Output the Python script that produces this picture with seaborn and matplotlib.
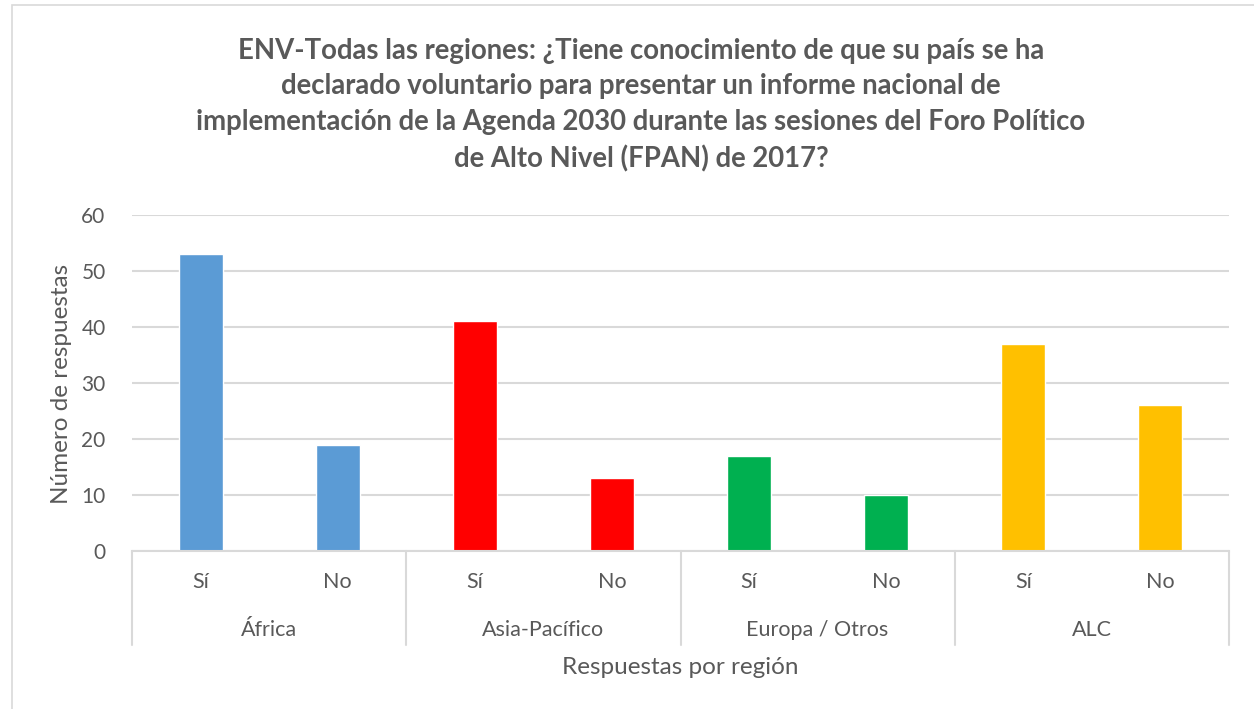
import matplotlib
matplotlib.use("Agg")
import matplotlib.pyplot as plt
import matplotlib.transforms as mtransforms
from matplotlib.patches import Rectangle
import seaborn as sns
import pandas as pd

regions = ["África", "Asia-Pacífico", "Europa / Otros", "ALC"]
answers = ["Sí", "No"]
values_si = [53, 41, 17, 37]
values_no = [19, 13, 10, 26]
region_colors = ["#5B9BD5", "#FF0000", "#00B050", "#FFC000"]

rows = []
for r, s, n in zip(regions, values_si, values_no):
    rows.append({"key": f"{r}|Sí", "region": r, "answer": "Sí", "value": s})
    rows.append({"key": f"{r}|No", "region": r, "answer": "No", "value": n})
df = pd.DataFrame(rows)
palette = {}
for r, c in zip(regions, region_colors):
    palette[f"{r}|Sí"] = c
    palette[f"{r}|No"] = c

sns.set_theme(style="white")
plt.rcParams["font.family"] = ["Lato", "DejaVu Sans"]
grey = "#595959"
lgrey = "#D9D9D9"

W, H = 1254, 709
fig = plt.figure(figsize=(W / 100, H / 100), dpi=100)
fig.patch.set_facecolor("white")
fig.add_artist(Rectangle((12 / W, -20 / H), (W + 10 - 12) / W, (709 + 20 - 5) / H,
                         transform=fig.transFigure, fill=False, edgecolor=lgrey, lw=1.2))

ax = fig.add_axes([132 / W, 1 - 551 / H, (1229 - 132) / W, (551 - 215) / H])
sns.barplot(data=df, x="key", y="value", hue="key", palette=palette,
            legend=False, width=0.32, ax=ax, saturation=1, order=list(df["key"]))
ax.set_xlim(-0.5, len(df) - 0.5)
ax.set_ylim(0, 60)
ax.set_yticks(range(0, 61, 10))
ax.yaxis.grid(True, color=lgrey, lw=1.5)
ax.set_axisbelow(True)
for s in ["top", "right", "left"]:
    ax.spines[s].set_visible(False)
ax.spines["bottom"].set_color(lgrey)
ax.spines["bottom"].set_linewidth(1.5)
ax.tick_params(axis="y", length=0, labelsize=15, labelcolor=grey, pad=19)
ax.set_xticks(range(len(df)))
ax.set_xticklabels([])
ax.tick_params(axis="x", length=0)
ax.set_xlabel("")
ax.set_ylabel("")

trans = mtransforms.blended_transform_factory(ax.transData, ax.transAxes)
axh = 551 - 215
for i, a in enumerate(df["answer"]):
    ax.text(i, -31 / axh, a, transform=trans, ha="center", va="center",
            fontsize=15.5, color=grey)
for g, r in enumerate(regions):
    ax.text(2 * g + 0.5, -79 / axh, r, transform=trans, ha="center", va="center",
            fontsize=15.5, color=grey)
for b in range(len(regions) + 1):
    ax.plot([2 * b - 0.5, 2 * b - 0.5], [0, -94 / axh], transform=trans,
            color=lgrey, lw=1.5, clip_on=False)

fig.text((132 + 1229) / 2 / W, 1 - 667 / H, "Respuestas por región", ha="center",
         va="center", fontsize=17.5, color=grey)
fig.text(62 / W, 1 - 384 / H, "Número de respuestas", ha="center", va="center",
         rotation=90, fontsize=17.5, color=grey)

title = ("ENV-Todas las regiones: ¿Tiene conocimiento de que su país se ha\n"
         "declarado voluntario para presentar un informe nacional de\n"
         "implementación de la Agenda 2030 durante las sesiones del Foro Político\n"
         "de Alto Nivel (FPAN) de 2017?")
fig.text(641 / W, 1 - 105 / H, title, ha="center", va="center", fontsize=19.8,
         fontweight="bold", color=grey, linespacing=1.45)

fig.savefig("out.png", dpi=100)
☆ ☆ ☆ ☆ ☆ ☆ ☆
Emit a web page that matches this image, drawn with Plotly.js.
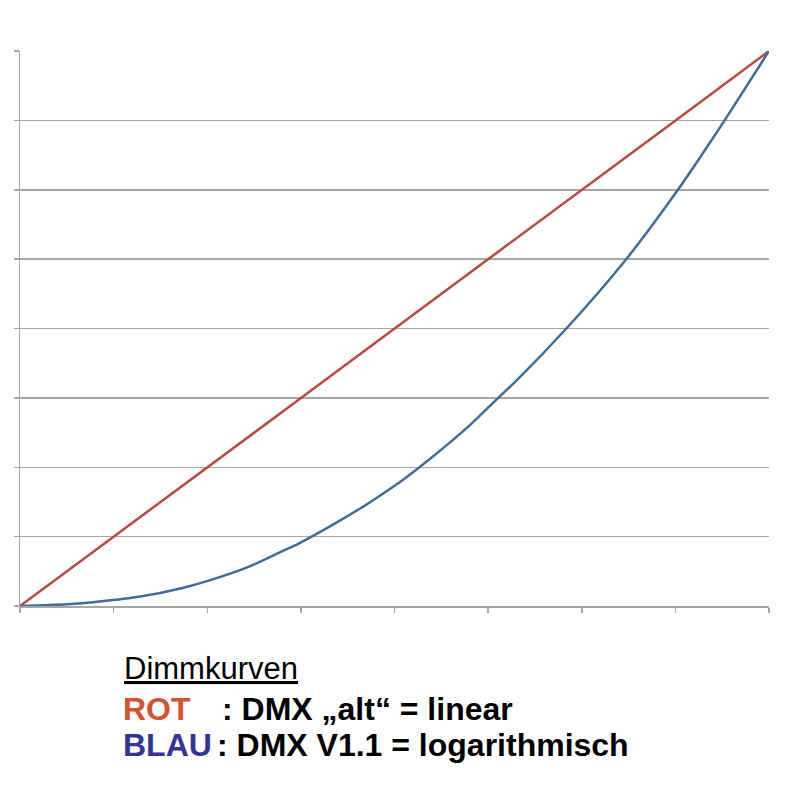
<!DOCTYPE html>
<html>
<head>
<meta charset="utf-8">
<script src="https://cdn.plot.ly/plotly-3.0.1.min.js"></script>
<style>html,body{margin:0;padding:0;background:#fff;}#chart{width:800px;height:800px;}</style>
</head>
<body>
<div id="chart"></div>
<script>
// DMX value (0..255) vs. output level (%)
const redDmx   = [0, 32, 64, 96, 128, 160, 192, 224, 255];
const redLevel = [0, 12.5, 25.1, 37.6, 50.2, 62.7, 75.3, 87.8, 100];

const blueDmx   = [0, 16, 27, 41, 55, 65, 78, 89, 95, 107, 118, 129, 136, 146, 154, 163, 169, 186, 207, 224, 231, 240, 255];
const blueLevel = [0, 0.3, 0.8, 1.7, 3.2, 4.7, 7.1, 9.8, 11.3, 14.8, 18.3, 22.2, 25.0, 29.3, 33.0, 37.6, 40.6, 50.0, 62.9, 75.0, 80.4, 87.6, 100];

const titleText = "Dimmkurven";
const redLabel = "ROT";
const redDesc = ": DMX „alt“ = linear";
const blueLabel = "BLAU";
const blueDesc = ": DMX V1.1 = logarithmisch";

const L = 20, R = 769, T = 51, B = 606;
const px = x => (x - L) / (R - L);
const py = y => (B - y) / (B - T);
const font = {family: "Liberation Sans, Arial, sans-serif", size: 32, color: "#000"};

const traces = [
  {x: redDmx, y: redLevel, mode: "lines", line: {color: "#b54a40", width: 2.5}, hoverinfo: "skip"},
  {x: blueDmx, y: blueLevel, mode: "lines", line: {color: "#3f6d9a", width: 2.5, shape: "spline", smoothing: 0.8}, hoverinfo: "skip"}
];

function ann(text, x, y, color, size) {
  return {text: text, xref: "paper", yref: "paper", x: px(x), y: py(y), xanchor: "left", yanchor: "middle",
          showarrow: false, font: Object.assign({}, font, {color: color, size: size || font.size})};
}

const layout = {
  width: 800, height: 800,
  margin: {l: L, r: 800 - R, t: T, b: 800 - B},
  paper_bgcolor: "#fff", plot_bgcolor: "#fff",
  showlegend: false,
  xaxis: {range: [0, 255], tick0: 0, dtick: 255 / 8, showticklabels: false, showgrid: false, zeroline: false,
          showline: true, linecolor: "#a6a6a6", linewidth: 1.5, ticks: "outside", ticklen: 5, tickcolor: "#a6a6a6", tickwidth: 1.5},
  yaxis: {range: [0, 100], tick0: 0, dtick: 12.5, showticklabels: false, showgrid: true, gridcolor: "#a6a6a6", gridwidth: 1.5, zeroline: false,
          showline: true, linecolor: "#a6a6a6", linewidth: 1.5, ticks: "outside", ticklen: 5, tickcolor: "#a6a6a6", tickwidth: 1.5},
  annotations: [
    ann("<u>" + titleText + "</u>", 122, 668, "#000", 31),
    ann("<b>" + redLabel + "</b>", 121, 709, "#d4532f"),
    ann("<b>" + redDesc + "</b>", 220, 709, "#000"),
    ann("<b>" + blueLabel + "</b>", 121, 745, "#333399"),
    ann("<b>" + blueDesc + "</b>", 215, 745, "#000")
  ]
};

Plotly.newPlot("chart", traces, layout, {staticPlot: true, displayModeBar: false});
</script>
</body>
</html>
☆ ☆ ☆ ☆ ☆ ☆ ☆
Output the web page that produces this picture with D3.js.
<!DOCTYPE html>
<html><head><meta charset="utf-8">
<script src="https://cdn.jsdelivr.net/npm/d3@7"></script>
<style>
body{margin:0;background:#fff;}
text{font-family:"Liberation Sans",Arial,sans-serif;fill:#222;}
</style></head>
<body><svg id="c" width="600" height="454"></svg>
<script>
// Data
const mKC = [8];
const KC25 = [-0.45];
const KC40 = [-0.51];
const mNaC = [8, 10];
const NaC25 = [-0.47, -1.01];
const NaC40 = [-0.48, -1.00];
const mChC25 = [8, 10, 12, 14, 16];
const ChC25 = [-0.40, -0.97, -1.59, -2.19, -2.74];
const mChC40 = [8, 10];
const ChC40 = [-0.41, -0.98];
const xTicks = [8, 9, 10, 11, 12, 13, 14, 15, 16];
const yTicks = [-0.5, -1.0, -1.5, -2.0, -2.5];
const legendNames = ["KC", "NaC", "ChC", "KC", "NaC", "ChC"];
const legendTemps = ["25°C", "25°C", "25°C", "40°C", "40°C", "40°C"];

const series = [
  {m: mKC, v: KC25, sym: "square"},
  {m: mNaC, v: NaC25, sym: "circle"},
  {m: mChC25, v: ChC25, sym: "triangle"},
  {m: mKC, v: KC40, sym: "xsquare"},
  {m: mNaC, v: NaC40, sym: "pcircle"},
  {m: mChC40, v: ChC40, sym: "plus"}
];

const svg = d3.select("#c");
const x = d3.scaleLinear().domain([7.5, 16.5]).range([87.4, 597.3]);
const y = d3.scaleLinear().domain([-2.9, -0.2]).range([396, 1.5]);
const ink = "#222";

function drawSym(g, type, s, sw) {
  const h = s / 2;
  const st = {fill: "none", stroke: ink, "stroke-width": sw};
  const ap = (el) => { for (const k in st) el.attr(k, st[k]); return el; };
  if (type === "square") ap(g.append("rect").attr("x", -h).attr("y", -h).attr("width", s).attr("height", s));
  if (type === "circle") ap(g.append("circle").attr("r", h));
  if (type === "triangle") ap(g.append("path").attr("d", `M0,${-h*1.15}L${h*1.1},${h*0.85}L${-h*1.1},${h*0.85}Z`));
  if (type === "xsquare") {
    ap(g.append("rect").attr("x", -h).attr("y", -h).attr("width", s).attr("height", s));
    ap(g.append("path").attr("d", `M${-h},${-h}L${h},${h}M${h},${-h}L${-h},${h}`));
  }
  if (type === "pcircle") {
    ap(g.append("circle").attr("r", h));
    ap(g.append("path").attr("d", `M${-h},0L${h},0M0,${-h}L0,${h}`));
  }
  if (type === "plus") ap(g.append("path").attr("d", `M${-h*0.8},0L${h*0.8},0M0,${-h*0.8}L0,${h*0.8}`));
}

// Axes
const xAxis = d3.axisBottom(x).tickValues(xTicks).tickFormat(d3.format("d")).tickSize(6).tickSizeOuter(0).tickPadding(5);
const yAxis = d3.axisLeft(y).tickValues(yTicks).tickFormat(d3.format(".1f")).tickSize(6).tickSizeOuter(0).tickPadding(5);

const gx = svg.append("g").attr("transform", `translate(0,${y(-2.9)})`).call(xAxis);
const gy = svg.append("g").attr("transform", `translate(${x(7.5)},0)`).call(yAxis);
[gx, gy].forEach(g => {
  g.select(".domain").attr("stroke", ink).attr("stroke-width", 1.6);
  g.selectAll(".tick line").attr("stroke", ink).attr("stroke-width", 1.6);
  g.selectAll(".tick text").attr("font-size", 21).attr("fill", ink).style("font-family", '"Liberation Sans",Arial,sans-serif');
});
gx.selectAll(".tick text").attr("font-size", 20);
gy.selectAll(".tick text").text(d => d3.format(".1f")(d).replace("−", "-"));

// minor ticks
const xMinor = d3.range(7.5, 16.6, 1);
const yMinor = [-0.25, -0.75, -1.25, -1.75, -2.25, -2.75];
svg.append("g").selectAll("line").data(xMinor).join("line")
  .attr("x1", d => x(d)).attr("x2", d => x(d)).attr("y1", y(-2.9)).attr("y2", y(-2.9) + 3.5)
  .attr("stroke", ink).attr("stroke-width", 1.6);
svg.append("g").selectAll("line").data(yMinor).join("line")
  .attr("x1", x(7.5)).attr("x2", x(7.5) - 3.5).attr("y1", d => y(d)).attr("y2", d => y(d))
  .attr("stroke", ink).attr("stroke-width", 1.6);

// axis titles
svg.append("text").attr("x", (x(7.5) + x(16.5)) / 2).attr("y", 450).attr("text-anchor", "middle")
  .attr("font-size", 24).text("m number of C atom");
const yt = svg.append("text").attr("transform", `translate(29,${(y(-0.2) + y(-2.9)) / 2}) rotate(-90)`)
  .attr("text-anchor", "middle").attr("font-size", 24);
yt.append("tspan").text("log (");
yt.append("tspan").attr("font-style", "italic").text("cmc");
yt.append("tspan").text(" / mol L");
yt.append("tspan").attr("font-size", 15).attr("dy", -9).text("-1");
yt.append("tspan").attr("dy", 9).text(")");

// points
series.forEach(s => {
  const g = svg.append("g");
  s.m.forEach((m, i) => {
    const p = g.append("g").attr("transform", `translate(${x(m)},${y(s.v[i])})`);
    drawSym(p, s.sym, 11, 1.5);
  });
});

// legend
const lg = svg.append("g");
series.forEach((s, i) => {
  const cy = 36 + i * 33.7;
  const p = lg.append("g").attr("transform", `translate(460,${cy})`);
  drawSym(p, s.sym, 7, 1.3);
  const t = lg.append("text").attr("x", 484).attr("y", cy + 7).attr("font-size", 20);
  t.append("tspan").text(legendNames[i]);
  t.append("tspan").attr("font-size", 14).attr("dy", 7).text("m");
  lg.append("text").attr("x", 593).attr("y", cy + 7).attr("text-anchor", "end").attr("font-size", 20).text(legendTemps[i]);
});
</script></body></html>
☆ ☆ ☆ ☆ ☆ ☆ ☆
Repeat, word for word, the lines of the material above from the one holding "Emit a web page" through the one holding "75.3, 87.8, 100];". Leave out pictures.

ANSWER TO THE PROBLEM:
Emit a web page that matches this image, drawn with Plotly.js.
<!DOCTYPE html>
<html>
<head>
<meta charset="utf-8">
<script src="https://cdn.plot.ly/plotly-3.0.1.min.js"></script>
<style>html,body{margin:0;padding:0;background:#fff;}#chart{width:800px;height:800px;}</style>
</head>
<body>
<div id="chart"></div>
<script>
// DMX value (0..255) vs. output level (%)
const redDmx   = [0, 32, 64, 96, 128, 160, 192, 224, 255];
const redLevel = [0, 12.5, 25.1, 37.6, 50.2, 62.7, 75.3, 87.8, 100];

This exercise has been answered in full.